Y aquí conviene hacer una precisión clave: no es Vox quien tenía razón. Es el Partido Popular. Porque el PP ha rechazado presentar una moción de censura alegando que sólo serviría para darle oxígeno al presidente, para que sus socios volvieran a levantar la mano y para que Sánchez pudiera volver a exhibir su mayoría, aunque sea una mayoría de retales. Y eso es exactamente lo que ha pasado.
Si este pleno hubiera sido una moción formal, el Partido Popular la habría perdido, y Pedro Sánchez habría salido aún más crecido. Sin haberla sido, ya ha logrado el efecto que buscaba: demostrar que, por muy criticado que esté, nadie tiene intención de hacerle caer.
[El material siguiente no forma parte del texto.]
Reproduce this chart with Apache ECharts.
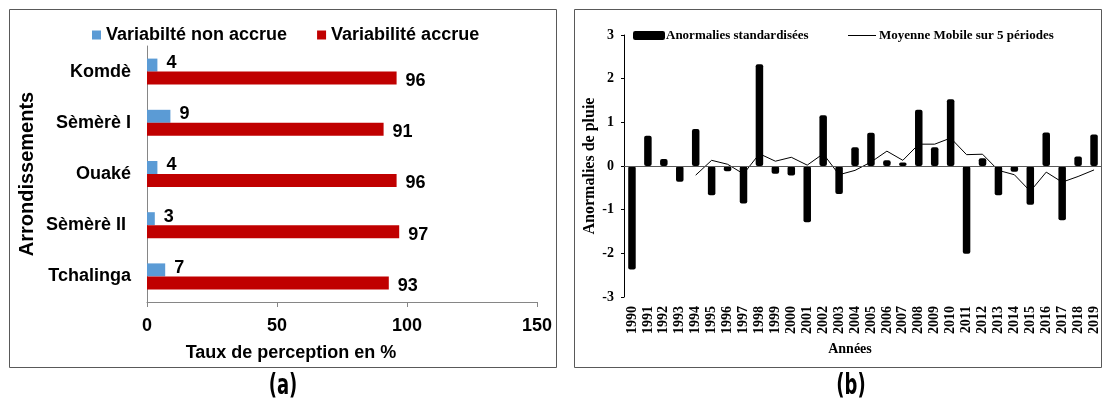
<!DOCTYPE html>
<html>
<head>
<meta charset="utf-8">
<script src="https://cdn.jsdelivr.net/npm/echarts@6/dist/echarts.min.js"></script>
<style>
  html, body { margin: 0; padding: 0; background: #fff; }
  #chart { width: 1106px; height: 406px; }
</style>
</head>
<body>
<div id="chart"></div>
<script>
// Panel (a): perception of rainfall variability by district
const districts = ['Komdè', 'Sèmèrè I', 'Ouaké', 'Sèmèrè II ', 'Tchalinga'];
const nonAccrue = [4, 9, 4, 3, 7];
const accrue = [96, 91, 96, 97, 93];
const percentTicks = [0, 50, 100, 150];

// Panel (b): standardised rainfall anomalies, 1990-2019
const years = ['1990','1991','1992','1993','1994','1995','1996','1997','1998','1999',
               '2000','2001','2002','2003','2004','2005','2006','2007','2008','2009',
               '2010','2011','2012','2013','2014','2015','2016','2017','2018','2019'];
const anomalies = [-2.37, 0.69, 0.16, -0.36, 0.85, -0.67, -0.12, -0.86, 2.33, -0.18,
                   -0.22, -1.29, 1.16, -0.64, 0.43, 0.76, 0.13, 0.08, 1.29, 0.43,
                   1.53, -2.01, 0.18, -0.67, -0.13, -0.89, 0.77, -1.24, 0.22, 0.72];
const movingAvg = [null, null, null, null, -0.21, 0.13, 0.04, -0.18, 0.28, 0.11,
                   0.2, 0.02, 0.28, -0.2, -0.1, 0.09, 0.34, 0.13, 0.5, 0.5,
                   0.64, 0.26, 0.27, -0.1, -0.2, -0.58, -0.14, -0.37, -0.24, -0.09];
const anomalyTicks = [-3, -2, -1, 0, 1, 2, 3];

const SANS = '"Liberation Sans", Arial, sans-serif';
const SERIF = '"Liberation Serif", "Times New Roman", serif';
const PANEL = '"DejaVu Sans", sans-serif';

const chart = echarts.init(document.getElementById('chart'), null, { renderer: 'canvas' });

const option = {
  animation: false,
  backgroundColor: '#ffffff',
  legend: [
    {
      left: 87, top: 21,
      data: ['Variabilté non accrue', 'Variabilité accrue'],
      icon: 'rect', itemWidth: 9, itemHeight: 9, itemGap: 30,
      textStyle: { fontFamily: SANS, fontWeight: 'bold', fontSize: 18, color: '#000' }
    },
    {
      left: 628, top: 24,
      data: ['Anormalies standardisées'],
      icon: 'roundRect', itemWidth: 32, itemHeight: 9, itemGap: 0,
      textStyle: { fontFamily: SERIF, fontWeight: 'bold', fontSize: 13, color: '#000', padding: [0, 0, 0, -4] }
    },
    {
      left: 843, top: 24,
      data: ['Moyenne Mobile sur 5 périodes'],
      icon: 'rect', itemWidth: 28, itemHeight: 1,
      textStyle: { fontFamily: SERIF, fontWeight: 'bold', fontSize: 13, color: '#000', padding: [0, 0, 0, -2] }
    }
  ],
  grid: [
    { left: 147, right: 569, top: 46, bottom: 104 },
    { left: 624, right: 4, top: 35, bottom: 109 }
  ],
  xAxis: [
    {
      gridIndex: 0, type: 'value', min: percentTicks[0], max: percentTicks[percentTicks.length - 1], interval: 50,
      axisLine: { show: true, lineStyle: { color: '#868686', width: 1 } },
      axisTick: { show: true, length: 5, lineStyle: { color: '#868686' } },
      splitLine: { show: false },
      axisLabel: { margin: 15, fontFamily: SANS, fontWeight: 'bold', fontSize: 18, color: '#000' }
    },
    {
      gridIndex: 1, type: 'category', data: years, boundaryGap: true,
      axisLine: { show: false },
      axisTick: { show: false },
      axisLabel: { interval: 0, rotate: 90, margin: 9, fontFamily: SERIF, fontWeight: 'bold', fontSize: 14, color: '#000' }
    }
  ],
  yAxis: [
    {
      gridIndex: 0, type: 'category', data: districts, inverse: true,
      axisLine: { show: true, lineStyle: { color: '#868686', width: 1 } },
      axisTick: { show: false },
      axisLabel: { margin: 16, fontFamily: SANS, fontWeight: 'bold', fontSize: 18, color: '#000' },
      name: 'Arrondissements', nameLocation: 'middle', nameGap: 110,
      nameTextStyle: { fontFamily: SANS, fontWeight: 'bold', fontSize: 20, color: '#000' }
    },
    {
      gridIndex: 1, type: 'value', min: anomalyTicks[0], max: anomalyTicks[anomalyTicks.length - 1], interval: 1,
      axisLine: { show: true, lineStyle: { color: '#000', width: 1 } },
      axisTick: { show: true, length: 3, lineStyle: { color: '#000' } },
      splitLine: { show: false },
      axisLabel: { margin: 10, fontFamily: SERIF, fontWeight: 'bold', fontSize: 14, color: '#000' },
      name: 'Anormalies de pluie', nameLocation: 'middle', nameGap: 26,
      nameTextStyle: { fontFamily: SERIF, fontWeight: 'bold', fontSize: 16, color: '#000' }
    }
  ],
  series: [
    {
      name: 'Variabilté non accrue', type: 'bar', xAxisIndex: 0, yAxisIndex: 0,
      data: nonAccrue, barWidth: 13, barGap: '0%',
      itemStyle: { color: '#5B9BD5' },
      label: { show: true, position: 'right', distance: 9, offset: [0, -2],
               fontFamily: SANS, fontWeight: 'bold', fontSize: 18, color: '#000' }
    },
    {
      name: 'Variabilité accrue', type: 'bar', xAxisIndex: 0, yAxisIndex: 0,
      data: accrue, barWidth: 13, barGap: '0%',
      itemStyle: { color: '#C00000' },
      label: { show: true, position: 'right', distance: 9, offset: [0, 3],
               fontFamily: SANS, fontWeight: 'bold', fontSize: 18, color: '#000' }
    },
    {
      name: 'Anormalies standardisées', type: 'bar', xAxisIndex: 1, yAxisIndex: 1,
      data: anomalies, barWidth: 7.5,
      itemStyle: { color: '#000', borderRadius: 2 },
      markLine: {
        silent: true, symbol: 'none', label: { show: false },
        lineStyle: { color: '#595959', type: 'solid', width: 1 },
        data: [{ yAxis: 0 }]
      }
    },
    {
      name: 'Moyenne Mobile sur 5 périodes', type: 'line', xAxisIndex: 1, yAxisIndex: 1,
      data: movingAvg, symbol: 'none', connectNulls: false,
      lineStyle: { color: '#000', width: 1 }, itemStyle: { color: '#000' }
    }
  ],
  graphic: [
    { type: 'rect', shape: { x: 9.5, y: 9.5, width: 547, height: 358 },
      style: { fill: null, stroke: '#595959', lineWidth: 1 }, z: -1 },
    { type: 'rect', shape: { x: 574.5, y: 9.5, width: 527, height: 358 },
      style: { fill: null, stroke: '#595959', lineWidth: 1 }, z: -1 },
    { type: 'text', x: 291, y: 353,
      style: { text: 'Taux de perception en %', fontFamily: SANS, fontWeight: 'bold', fontSize: 18,
               fill: '#000', align: 'center', verticalAlign: 'middle' } },
    { type: 'text', x: 850, y: 349,
      style: { text: 'Années', fontFamily: SERIF, fontWeight: 'bold', fontSize: 14,
               fill: '#000', align: 'center', verticalAlign: 'middle' } },
    // panel letters, drawn in a condensed face
    { type: 'text', x: 283, y: 386, scaleX: 0.62,
      style: { text: '(a)', fontFamily: PANEL, fontWeight: 'bold', fontSize: 29,
               fill: '#000', align: 'center', verticalAlign: 'middle' } },
    { type: 'text', x: 851, y: 386, scaleX: 0.62,
      style: { text: '(b)', fontFamily: PANEL, fontWeight: 'bold', fontSize: 29,
               fill: '#000', align: 'center', verticalAlign: 'middle' } }
  ]
};

chart.setOption(option);
</script>
</body>
</html>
Tres actos, una misma escena
La intervención del presidente se dividió en tres. Como un pequeño drama político:
-
La primera intervención fue extrañamente comedida. Sánchez habló poco —unos 40 minutos, inusualmente breve para su estándar habitual de hora y media larga— y con un tono casi de autodefensa: pausado, justificativo, midiendo cada frase. Era el discurso de alguien que intuía que venía una tormenta y que no sabía si seguiría teniendo a su tripulación cuando amainara.
-
Pero entonces llegaron los grupos parlamentarios. Críticas encendidas, indignación impostada, malestar... pero al final, ninguno de sus socios le retiró el apoyo. ERC, Junts, Bildu, PNV y Sumar volvieron a tragar. Otra vez. Otra más. Y Sánchez se dio cuenta. En su segunda intervención ya no era el mismo: se creció, sonrió, endureció el gesto. Volvía a sentirse respaldado.
-
Y cuando intervino por tercera vez, ya era directamente el capitán vanidoso del barco sin rumbo. La autosatisfacción era evidente. El tono triunfal. La sensación de impunidad, total. Porque ya sabía que, una vez más, había ganado sin jugar.
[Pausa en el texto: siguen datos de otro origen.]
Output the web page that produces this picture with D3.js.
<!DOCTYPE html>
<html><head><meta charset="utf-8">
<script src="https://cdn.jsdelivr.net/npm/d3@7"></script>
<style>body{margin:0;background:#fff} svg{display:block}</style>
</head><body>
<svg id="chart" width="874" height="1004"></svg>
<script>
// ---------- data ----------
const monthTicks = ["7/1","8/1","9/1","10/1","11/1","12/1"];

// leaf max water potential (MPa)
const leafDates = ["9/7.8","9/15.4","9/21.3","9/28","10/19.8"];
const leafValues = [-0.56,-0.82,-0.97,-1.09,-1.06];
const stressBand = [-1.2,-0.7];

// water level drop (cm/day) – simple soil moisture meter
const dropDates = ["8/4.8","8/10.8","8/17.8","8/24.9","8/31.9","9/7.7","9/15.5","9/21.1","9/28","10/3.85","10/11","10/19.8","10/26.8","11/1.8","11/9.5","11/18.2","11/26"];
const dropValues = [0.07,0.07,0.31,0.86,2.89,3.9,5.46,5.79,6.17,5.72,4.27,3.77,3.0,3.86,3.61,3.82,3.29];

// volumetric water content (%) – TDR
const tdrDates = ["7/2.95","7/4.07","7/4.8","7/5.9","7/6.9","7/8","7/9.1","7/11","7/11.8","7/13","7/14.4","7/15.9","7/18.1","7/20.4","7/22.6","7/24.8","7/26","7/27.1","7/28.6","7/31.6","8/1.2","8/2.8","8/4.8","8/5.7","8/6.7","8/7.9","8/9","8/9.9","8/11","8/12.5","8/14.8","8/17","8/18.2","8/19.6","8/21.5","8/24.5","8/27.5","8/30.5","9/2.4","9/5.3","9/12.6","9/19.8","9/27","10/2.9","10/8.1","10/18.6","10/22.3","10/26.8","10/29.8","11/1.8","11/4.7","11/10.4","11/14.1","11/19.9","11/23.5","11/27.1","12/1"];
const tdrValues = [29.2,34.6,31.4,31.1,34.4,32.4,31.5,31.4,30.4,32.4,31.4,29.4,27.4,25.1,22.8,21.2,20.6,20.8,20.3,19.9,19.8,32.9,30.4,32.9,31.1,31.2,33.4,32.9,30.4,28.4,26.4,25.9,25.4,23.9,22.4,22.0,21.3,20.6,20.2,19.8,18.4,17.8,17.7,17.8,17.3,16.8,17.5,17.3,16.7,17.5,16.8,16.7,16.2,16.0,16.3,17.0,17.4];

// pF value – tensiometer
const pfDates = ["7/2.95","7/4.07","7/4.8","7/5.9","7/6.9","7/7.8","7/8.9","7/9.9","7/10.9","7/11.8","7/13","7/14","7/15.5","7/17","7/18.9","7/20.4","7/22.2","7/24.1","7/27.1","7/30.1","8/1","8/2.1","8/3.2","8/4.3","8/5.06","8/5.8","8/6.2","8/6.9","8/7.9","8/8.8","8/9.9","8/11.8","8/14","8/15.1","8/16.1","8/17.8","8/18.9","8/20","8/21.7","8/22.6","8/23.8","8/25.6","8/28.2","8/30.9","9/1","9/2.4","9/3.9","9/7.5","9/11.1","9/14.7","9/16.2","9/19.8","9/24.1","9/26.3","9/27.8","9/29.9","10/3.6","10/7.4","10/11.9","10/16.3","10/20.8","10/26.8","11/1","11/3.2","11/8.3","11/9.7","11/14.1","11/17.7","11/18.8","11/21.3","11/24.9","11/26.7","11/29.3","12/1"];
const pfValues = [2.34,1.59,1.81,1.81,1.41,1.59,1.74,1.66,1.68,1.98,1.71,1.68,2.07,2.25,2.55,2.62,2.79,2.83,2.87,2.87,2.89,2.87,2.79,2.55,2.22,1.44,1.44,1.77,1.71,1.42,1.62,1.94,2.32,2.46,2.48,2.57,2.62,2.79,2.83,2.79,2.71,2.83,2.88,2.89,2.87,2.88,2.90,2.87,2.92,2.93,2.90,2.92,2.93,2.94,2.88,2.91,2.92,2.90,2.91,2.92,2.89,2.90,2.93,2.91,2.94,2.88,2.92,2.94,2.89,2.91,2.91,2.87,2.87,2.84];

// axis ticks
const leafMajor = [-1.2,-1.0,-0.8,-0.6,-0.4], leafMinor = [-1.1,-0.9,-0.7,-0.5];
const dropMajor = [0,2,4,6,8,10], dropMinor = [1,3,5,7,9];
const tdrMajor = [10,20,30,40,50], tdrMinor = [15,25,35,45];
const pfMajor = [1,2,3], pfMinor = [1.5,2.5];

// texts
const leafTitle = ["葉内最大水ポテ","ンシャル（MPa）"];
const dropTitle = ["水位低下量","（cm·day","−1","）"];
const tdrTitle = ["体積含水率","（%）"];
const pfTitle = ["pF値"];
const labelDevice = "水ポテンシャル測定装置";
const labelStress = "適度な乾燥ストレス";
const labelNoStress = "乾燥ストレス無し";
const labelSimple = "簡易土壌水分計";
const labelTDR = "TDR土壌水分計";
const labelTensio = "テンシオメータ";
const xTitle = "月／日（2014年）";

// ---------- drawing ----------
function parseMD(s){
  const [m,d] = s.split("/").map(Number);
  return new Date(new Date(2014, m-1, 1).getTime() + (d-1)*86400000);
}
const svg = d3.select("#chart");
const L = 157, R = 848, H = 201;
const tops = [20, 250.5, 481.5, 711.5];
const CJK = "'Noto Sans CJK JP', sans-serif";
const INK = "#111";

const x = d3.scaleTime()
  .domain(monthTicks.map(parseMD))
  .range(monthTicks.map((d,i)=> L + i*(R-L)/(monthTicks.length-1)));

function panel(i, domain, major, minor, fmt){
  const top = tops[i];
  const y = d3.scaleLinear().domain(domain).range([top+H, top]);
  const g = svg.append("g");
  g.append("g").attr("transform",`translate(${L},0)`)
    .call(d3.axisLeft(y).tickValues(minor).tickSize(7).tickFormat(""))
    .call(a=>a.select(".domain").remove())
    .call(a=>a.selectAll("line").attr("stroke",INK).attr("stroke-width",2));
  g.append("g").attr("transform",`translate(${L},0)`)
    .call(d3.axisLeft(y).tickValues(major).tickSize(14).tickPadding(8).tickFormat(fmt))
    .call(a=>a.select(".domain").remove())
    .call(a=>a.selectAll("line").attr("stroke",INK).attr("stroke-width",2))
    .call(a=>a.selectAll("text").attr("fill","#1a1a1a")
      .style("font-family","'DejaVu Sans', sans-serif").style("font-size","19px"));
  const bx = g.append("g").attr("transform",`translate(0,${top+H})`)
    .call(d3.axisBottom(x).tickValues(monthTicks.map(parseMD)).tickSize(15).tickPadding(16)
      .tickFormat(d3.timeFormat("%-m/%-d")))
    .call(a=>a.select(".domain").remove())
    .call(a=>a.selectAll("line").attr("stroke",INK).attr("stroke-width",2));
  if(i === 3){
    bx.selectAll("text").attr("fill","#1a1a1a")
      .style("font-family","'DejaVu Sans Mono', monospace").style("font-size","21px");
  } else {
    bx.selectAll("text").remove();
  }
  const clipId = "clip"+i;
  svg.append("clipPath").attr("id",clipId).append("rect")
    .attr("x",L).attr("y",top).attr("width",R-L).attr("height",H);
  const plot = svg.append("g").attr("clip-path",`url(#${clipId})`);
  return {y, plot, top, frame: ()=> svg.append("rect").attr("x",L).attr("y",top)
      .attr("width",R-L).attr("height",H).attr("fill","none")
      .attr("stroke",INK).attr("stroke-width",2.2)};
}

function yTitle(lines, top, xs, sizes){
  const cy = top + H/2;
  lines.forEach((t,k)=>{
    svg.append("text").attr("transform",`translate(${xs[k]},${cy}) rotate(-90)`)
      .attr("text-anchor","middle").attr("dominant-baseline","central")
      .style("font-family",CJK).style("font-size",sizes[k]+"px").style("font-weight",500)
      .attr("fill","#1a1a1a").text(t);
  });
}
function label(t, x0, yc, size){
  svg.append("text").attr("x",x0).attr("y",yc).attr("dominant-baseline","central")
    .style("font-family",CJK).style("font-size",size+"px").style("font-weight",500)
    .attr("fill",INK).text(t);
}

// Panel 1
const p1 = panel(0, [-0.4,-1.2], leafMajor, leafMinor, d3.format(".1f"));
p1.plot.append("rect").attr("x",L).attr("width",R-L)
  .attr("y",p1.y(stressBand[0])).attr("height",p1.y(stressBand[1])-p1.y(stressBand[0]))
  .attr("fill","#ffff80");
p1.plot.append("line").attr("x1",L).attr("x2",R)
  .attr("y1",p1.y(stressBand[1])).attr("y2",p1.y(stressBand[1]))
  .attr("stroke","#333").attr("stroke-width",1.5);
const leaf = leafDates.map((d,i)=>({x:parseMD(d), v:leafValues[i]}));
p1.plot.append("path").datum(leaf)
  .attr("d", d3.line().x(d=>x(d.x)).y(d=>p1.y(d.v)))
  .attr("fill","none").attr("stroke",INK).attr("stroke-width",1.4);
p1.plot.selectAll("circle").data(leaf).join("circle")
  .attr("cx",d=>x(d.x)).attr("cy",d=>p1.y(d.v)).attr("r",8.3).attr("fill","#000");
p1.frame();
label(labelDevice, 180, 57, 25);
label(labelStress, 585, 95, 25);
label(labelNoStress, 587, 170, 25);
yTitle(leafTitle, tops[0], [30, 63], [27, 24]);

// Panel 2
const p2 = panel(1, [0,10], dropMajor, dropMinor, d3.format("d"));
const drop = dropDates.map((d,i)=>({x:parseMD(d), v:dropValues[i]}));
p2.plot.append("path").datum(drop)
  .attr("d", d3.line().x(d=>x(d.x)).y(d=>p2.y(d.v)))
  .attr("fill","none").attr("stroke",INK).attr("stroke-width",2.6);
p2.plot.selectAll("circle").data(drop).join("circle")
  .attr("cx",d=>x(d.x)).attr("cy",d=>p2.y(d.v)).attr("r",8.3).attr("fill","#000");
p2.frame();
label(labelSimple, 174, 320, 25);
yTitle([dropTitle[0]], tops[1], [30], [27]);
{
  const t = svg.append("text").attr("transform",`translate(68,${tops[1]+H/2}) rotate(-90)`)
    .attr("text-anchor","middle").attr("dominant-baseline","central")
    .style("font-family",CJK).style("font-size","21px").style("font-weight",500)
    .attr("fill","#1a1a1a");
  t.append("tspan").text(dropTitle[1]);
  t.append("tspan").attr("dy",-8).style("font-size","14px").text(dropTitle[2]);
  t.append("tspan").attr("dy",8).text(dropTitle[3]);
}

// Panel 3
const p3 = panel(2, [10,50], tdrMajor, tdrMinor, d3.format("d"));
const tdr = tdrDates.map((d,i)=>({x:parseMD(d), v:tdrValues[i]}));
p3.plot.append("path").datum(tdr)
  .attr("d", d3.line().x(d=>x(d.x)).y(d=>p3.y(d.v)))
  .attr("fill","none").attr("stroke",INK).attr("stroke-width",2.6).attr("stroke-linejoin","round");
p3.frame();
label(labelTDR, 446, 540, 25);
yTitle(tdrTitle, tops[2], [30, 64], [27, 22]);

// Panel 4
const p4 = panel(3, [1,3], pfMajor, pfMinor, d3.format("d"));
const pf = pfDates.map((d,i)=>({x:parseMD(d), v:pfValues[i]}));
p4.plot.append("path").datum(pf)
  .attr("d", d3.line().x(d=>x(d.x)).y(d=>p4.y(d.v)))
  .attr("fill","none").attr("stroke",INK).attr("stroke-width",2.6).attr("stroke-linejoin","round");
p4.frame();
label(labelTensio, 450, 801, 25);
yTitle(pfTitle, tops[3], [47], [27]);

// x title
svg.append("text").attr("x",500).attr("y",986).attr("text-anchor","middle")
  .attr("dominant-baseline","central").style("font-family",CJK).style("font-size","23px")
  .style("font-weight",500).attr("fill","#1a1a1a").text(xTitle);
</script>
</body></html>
Gobernar sin gobernar, resistir sin rendir cuentas
Sánchez no puede aprobar unos presupuestos. No puede sacar adelante leyes clave. No consigue una mayoría estable para hacer política. Y sin embargo, ninguno de sus socios quiere que caiga. ¿Por qué? Porque, aunque no puedan gobernar con él, prefieren sostener a un presidente moribundo antes que enfrentarse al abismo de unas nuevas elecciones.
Y él lo sabe. Y juega con ello.
Por eso tira por la borda a quien haga falta: a Koldo, a Cerdán, a Ábalos. Hace cambios internos en el partido y en el Gobierno sin explicar nada. Y no lo hace por convicción, ni por ética, ni por regeneración. Lo hace porque necesita seguir flotando. Porque él no se va a hundir, aunque tenga que dejar un reguero de cadáveres políticos a su paso.
Las medidas anticorrupción: otra cortina de humo
Sánchez llegó al Congreso con una batería de 15 medidas anticorrupción, que presentó como el gran eje ético de su Gobierno. Se escudó en el aval de la OCDE, habló de inteligencia artificial, de agencias públicas, de códigos de conducta…
Pero cualquiera que tenga dos dedos de frente sabe que no hace falta tanta retórica para luchar contra la corrupción. Hace falta algo más sencillo y eficaz:
-
Dejar trabajar a la UCO sin presiones.
-
Garantizar la independencia de jueces y fiscales.
-
No proteger al corrupto ni perseguir al medio que lo denuncia.
Todo lo demás es papel mojado. Y todos lo saben. Pero en el Congreso se finge. Se finge que se hace política. Se finge que hay control. Se finge que hay consecuencias.
Y al final, la clave: ¿por qué nadie da un paso?
Ni moción de censura ni moción de confianza. Ni unos para tumbarle, ni él para pedir legitimarse. ¿Por qué?
Porque todos saben lo que pasaría si Pedro Sánchez se atreviera a pedir una cuestión de confianza: sus socios se verían obligados a retratarse, a votar a favor de él con la mano bien alta. No con palabras tibias, no con apoyos pasivos. Con voto firme. Y eso no están dispuestos a hacerlo.
Prefieren mantenerlo a flote desde la sombra. Sostenerle sin tocarlo. Criticarle sin moverle la silla. Indignarse... sin consecuencias.
Epílogo: El capitán del naufragio
Pedro Sánchez no quiere salvar a la tripulación. Quiere sobrevivir al naufragio. Aunque tenga que hacerlo solo. Aunque el barco quede vacío. Aunque el PSOE termine irreconocible. Aunque la democracia se oxide por el camino. Aunque haya que seguir tirando por la borda a quien convenga.
Hoy ha vuelto a hacerlo. Hoy ha vuelto a ganar tiempo.
Hoy, Pedro Sánchez sigue flotando aplicando el average.